Warning: A couple of tiny spoilers ahead.
The talented storytellers and animators at Pixar are back with what many people are calling a companion piece to their highly successful film from 2015, INSIDE OUT. While that film dealt with the emotions that rattle around in our mind, SOUL delves into what might make up our souls.
Joe Gardner (voiced by Jamie Foxx) is a middle school band teacher who longs for a career in jazz. On the same day that the school offers him full-time employment, something that makes his long-suffering mother (Phylicia Rashad) very happy, he also gets a gig playing piano in respected saxophone player Dorothea Williams’ (Angela Bassett) jazz quartet. Joe’s good fortune doesn’t last long though, for he falls into an open manhole on the way home from his audition. In his comatose state, Joe’s soul lands on a conveyor belt headed for the “Great Beyond” but Joe isn’t quite ready to call it quits. He runs in the other direction, landing in a place known as the “Great Before” where unborn souls are prepared for life on Earth. The soul counsellors who run the place pair Joe up with 22 (Tina Fey), a cynical soul who has been there for millennia unable to complete her badge of personality, quirks and interests that will allow her to live in a body on Earth. Joe and 22 make a deal that if he can find the “spark” that will give 22 her final trait, 22 will give the badge to Joe so that he can return to his body and continue living. With the help of Moonwind (Graham Norton), a mystic sign twirler who rescues lost souls, Joe and 22 embark on a transcendental journey to discover what gives souls their uniqueness.

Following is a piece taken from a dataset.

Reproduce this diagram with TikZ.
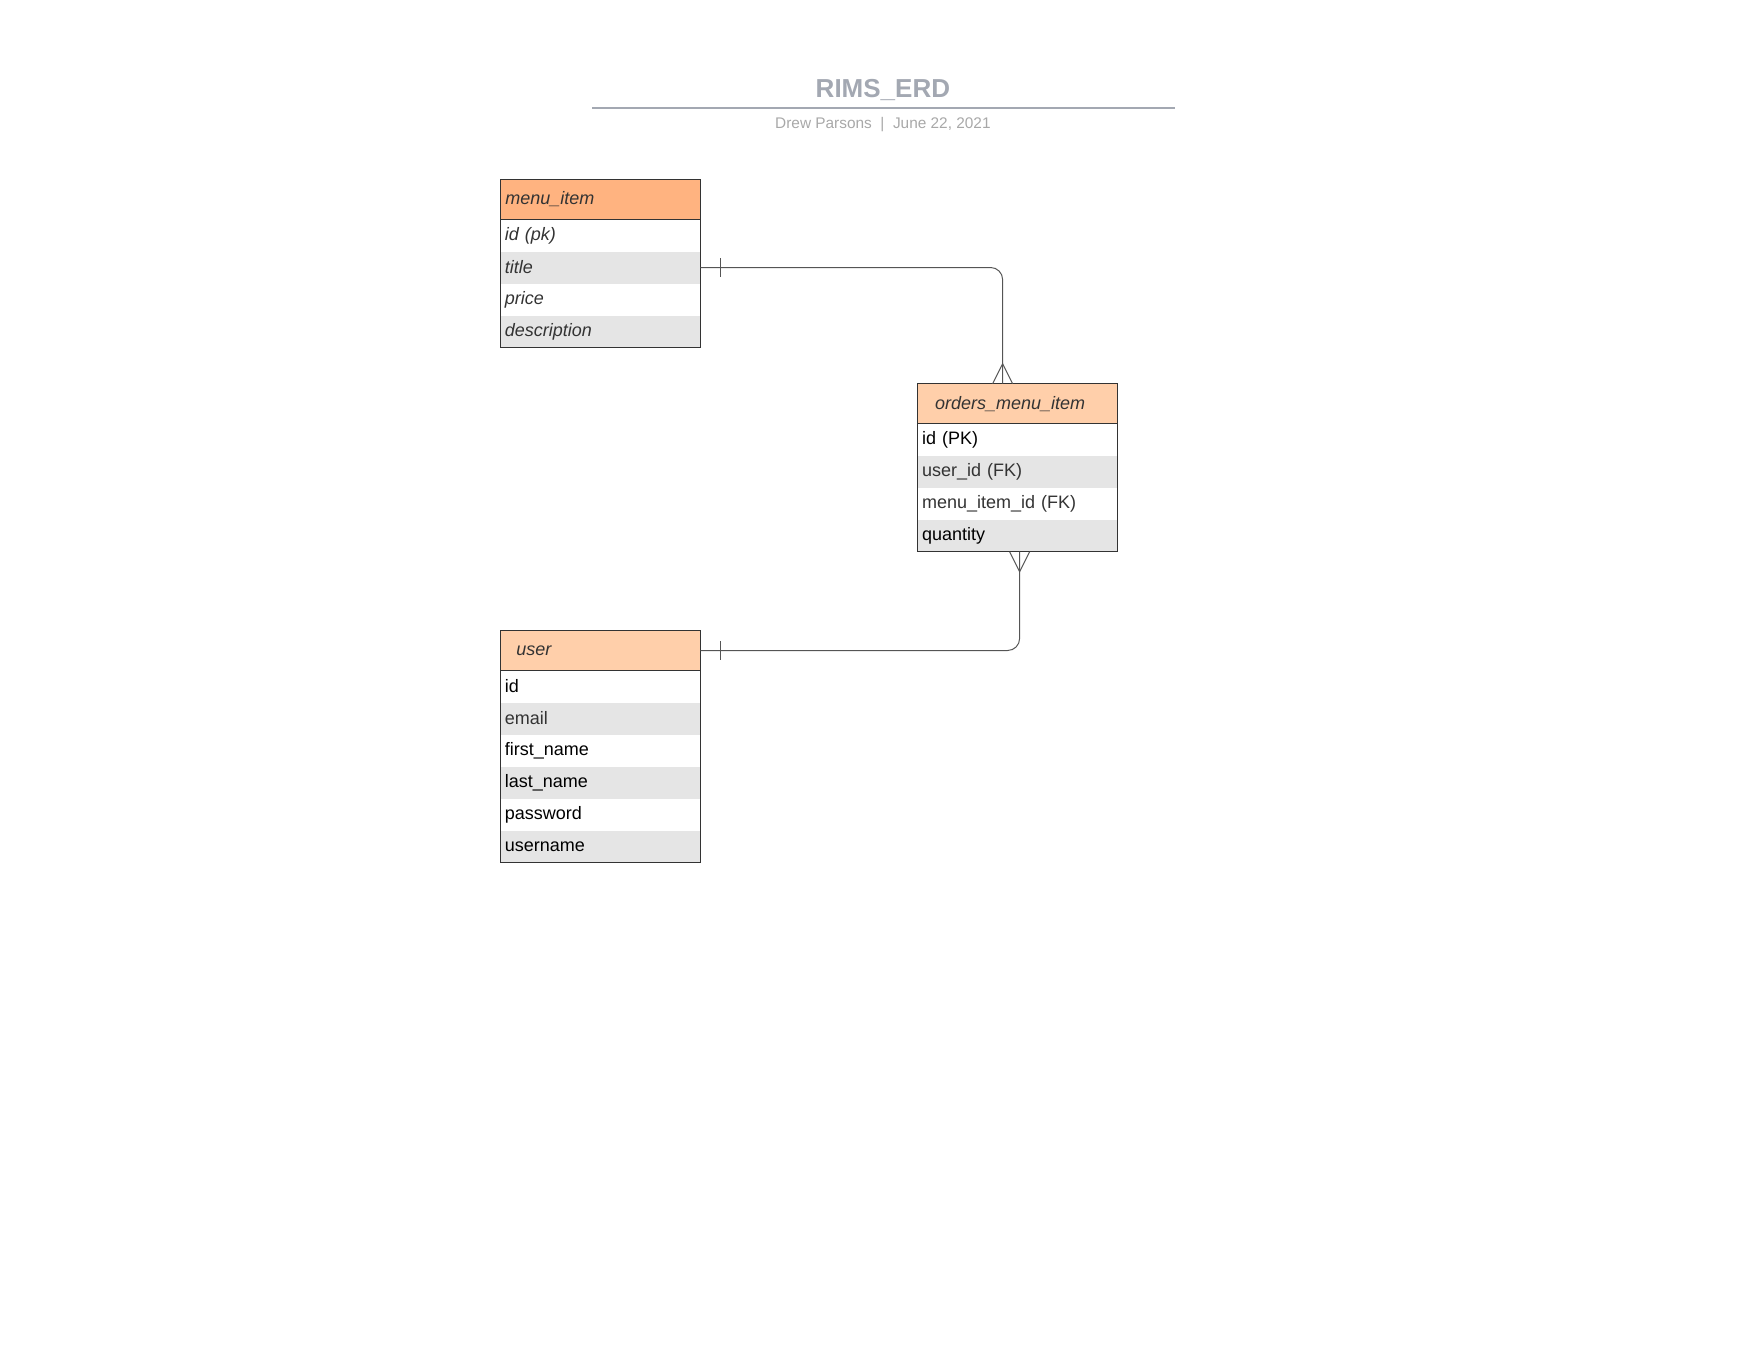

Growing up, people who knew a lot more about life than I did told me that the best job I could possibly have is the one that pays me to do what I love doing. The key, they said, was to find the thing that speaks to my soul: my passion. According to SOUL though, it’s not passion that gives our souls the spark it needs. The spark comes from appreciating all the little things in life. Huh, what??? Like 22, a slice of New York pizza or a maple seed twirling down to the ground brings me happiness but I’m not about to start eating pizza under a maple tree every day just to be happy. There’s also something called the Law of Diminishing Returns. Unfortunately, as heartwarming as the story is, the writers want us to believe that what will spark our souls is remembering to stop and smell the roses. When Joe returns to Earth, he may or may not be giving up on his dream – it’s left up in the air. Instead, what we do know is that he’s going to focus on what makes him happy. But why can’t Joe have both? Why can’t he inspire the next generation of musicians during the day and play jazz music at night? Happiness will make your day more enjoyable but it’s passion that will get you bouncing out of bed in the morning.
SOUL follows the tried-and-true (dare I say “well-worn”?) Pixar formula of pairing two very different characters who are thrown together by circumstance and end up learning something from each other. Pixar’s next production, LUCA, which is due out this summer, appears to be sticking to the same formula. If it ain’t broke, don’t fix it. The difference this time around, though, is that SOUL is Pixar’s very first film that features a main protagonist who is African-American. Like all of Pixar’s films, the animation in SOUL is stunning, from the near-realistic images of New York City and the different shades of African-American skin tones to the surrealistic images of the soul counsellors in the Great Before. The music is also a treat for jazz fans with the film’s New York City sequences composed and arranged by Jon Batiste (THE LATE SHOW WITH STEPHEN COLBERT), and songs from Charles Mingus, Herbie Hancock, Erykah Badu, Daveed Diggs (HAMILTON) and others.
Without a doubt, the film will get nominated for a few Oscars and rightly so. While I loved the animation and the music, the story just didn’t work for me. I remember feeling the same way about INSIDE OUT. SOUL is available now on Disney+.